Several cruise lines have announced recently that they will:
- Begin charging (or increase the charge) for room service.
- Change from fixed-price alternative dining to a la carte.
- Begin charging to participate in onboard activities or partake in features.
- Increase the daily recommended gratuity and/or change the gratuity from recommended to required.
Not surprisingly, these changes and others created a furor on consumer travel websites, the most common comment being that consumers were growing weary of being nickel-and-dimed and observing contemptuously that "it's become all about the money."
With all due respect, I don't know how to break it to those who posted that comment, but it has always been about the money.
Oh, and the other "Yes, but"?
Even some relatively small-volume agencies made 15% on cruise bookings in 1993. That meant they earned just over $300 on that low-season inside stateroom. Today, an agency with similar volume will likely make about $130 selling that same stateroom.
It's like this: More than a few suppliers offer products that have no noncommissionable fees. Others offer value-included packages that let the retail professional benefit by offering all or mostly inclusive packages over the base fare with a subsequent jump in commission. Today's travel professional has to do a better job of:
- Explaining to clients the facts of life about supply and demand and why booking now makes sense rather than waiting.

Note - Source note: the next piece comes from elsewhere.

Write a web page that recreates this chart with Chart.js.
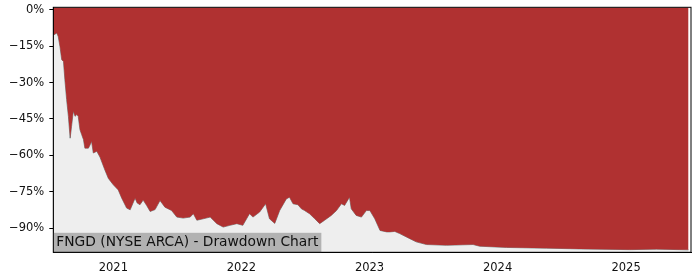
<!DOCTYPE html>
<html>
<head>
<meta charset="utf-8">
<script src="https://cdn.jsdelivr.net/npm/chart.js@4"></script>
<style>
  html, body { margin: 0; padding: 0; background: #fff; }
  #wrap { width: 700px; height: 280px; }
</style>
</head>
<body>
<div id="wrap"><canvas id="chart"></canvas></div>
<script>
const dates = [
  '2020-07-14', '2020-07-16', '2020-07-24', '2020-07-28', '2020-08-02', '2020-08-07',
  '2020-08-12', '2020-08-16', '2020-08-21', '2020-08-26', '2020-08-31', '2020-09-04',
  '2020-09-09', '2020-09-14', '2020-09-19', '2020-09-23', '2020-09-28', '2020-10-03',
  '2020-10-08', '2020-10-12', '2020-10-22', '2020-10-27', '2020-10-31', '2020-11-05',
  '2020-11-15', '2020-11-24', '2020-12-08', '2020-12-18', '2021-01-01', '2021-01-15',
  '2021-01-25', '2021-02-08', '2021-02-18', '2021-03-04', '2021-03-10', '2021-03-18',
  '2021-03-27', '2021-04-06', '2021-04-16', '2021-04-30', '2021-05-14', '2021-05-28',
  '2021-06-16', '2021-07-01', '2021-07-19', '2021-08-08', '2021-08-17', '2021-08-27',
  '2021-09-14', '2021-10-04', '2021-10-23', '2021-11-10', '2021-11-29', '2021-12-19',
  '2022-01-05', '2022-01-24', '2022-02-03', '2022-02-22', '2022-03-11', '2022-03-22',
  '2022-04-06', '2022-04-20', '2022-05-09', '2022-05-18', '2022-05-28', '2022-06-11',
  '2022-06-21', '2022-06-30', '2022-07-14', '2022-07-29', '2022-08-12', '2022-08-26',
  '2022-09-14', '2022-09-29', '2022-10-13', '2022-10-22', '2022-11-05', '2022-11-10',
  '2022-11-24', '2022-12-09', '2022-12-23', '2023-01-02', '2023-01-16', '2023-01-31',
  '2023-02-19', '2023-02-28', '2023-03-14', '2023-03-28', '2023-04-26', '2023-05-14',
  '2023-06-12', '2023-08-08', '2023-10-23', '2023-11-11', '2024-01-26', '2024-05-19',
  '2024-08-22', '2025-01-11', '2025-03-28', '2025-06-03', '2025-06-28'
];
const drawdown = [
  -10.3, -10.3, -9.6, -11.0, -15.1, -20.6,
  -21.3, -28.8, -37.0, -43.9, -52.9, -48.0,
  -41.8, -43.9, -43.2, -43.9, -49.4, -51.5,
  -53.5, -57.0, -57.0, -55.6, -54.2, -59.0,
  -58.3, -60.7, -66.0, -69.5, -72.1, -74.2,
  -77.6, -81.7, -82.4, -77.6, -79.6, -80.3,
  -78.4, -80.6, -83.1, -82.3, -78.6, -81.3,
  -82.7, -85.4, -85.8, -85.4, -84.0, -86.7,
  -86.1, -85.4, -88.1, -89.5, -88.8, -88.1,
  -88.8, -84.0, -85.4, -83.3, -79.9, -86.1,
  -88.0, -82.7, -77.9, -77.2, -79.9, -80.3,
  -82.0, -82.7, -84.0, -86.1, -88.1, -86.7,
  -84.7, -82.7, -79.9, -80.6, -77.2, -82.0,
  -84.7, -85.4, -82.7, -82.7, -86.1, -90.9,
  -91.5, -91.5, -91.3, -92.2, -94.3, -95.6,
  -96.7, -97.0, -96.7, -97.4, -97.9, -98.2,
  -98.5, -98.8, -98.6, -98.8, -98.9
];
const yTicks = [0, -15, -30, -45, -60, -75, -90];
const xTickDates = ['2021-01-01', '2022-01-01', '2023-01-01', '2024-01-01', '2025-01-01'];
const xTickLabels = ['2021', '2022', '2023', '2024', '2025'];
const title = 'FNGD (NYSE ARCA) - Drawdown Chart';

const points = dates.map((d, i) => ({ x: Date.parse(d), y: drawdown[i] }));
const FONT = 'DejaVu Sans';

// black box round the plot + label with grey background in the corner
const framePlugin = {
  id: 'frame',
  afterDraw(chart) {
    const { ctx, chartArea: a } = chart;
    ctx.save();
    ctx.font = '13.8px "' + FONT + '"';
    const w = ctx.measureText(title).width;
    ctx.fillStyle = '#b2b2b2';
    ctx.fillRect(a.left, a.bottom - 19.5, w + 6, 19.5);
    ctx.fillStyle = '#111';
    ctx.textBaseline = 'middle';
    ctx.fillText(title, a.left + 3, a.bottom - 9.5);
    ctx.strokeStyle = '#000';
    ctx.lineWidth = 1;
    ctx.strokeRect(a.left, a.top, a.right - a.left, a.bottom - a.top);
    ctx.restore();
  }
};

const ctx = document.getElementById('chart').getContext('2d');
new Chart(ctx, {
  type: 'line',
  data: {
    datasets: [
      {
        data: points,
        fill: 'end',
        backgroundColor: '#b03131',
        borderWidth: 0,
        pointRadius: 0
      },
      {
        data: points,
        fill: 'start',
        backgroundColor: '#eeeeee',
        borderColor: 'rgba(95,105,105,0.75)',
        borderWidth: 1,
        pointRadius: 0
      }
    ]
  },
  options: {
    responsive: true,
    maintainAspectRatio: false,
    animation: false,
    layout: { padding: { top: 7.3, right: 9, left: 0, bottom: 0 } },
    plugins: { legend: { display: false }, tooltip: { enabled: false } },
    scales: {
      x: {
        type: 'linear',
        min: Date.parse('2020-07-14'),
        max: Date.parse('2025-07-05'),
        afterBuildTicks: (s) => { s.ticks = xTickDates.map(d => ({ value: Date.parse(d) })); },
        afterFit: (s) => { s.height = 27.7; s.paddingLeft = 0; s.paddingRight = 0; },
        grid: { display: false, drawOnChartArea: false, drawTicks: true, tickLength: 4, tickColor: '#000' },
        border: { display: true, color: '#000' },
        ticks: {
          color: '#111',
          font: { family: FONT, size: 11.5 },
          padding: 5,
          maxRotation: 0,
          callback: (v, i) => xTickLabels[i]
        }
      },
      y: {
        min: -99.9,
        max: 1,
        afterBuildTicks: (s) => { s.ticks = yTicks.map(v => ({ value: v })); },
        afterFit: (s) => { s.width = 53.3; s.paddingTop = 0; s.paddingBottom = 0; },
        grid: { drawOnChartArea: false, drawTicks: true, tickLength: 4, tickColor: '#000' },
        border: { display: true, color: '#000' },
        ticks: {
          color: '#111',
          font: { family: FONT, size: 11.5 },
          padding: 5,
          callback: (v) => (v < 0 ? '\u2212' + Math.abs(v) : v) + '%'
        }
      }
    }
  },
  plugins: [framePlugin]
});
</script>
</body>
</html>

- Bringing value to the process by being bold enough to determine the prospect's total planned vacation budget and using that information responsibly.
- Outlining to the prospects how much they will really spend on the cruise they are considering.
- Offering products from suppliers that provide the best overall value to the client, not just the "best deal" with the cheapest up-front base fare.
- Selling those suppliers that have supported retailers historically, not just recently when they became desperate.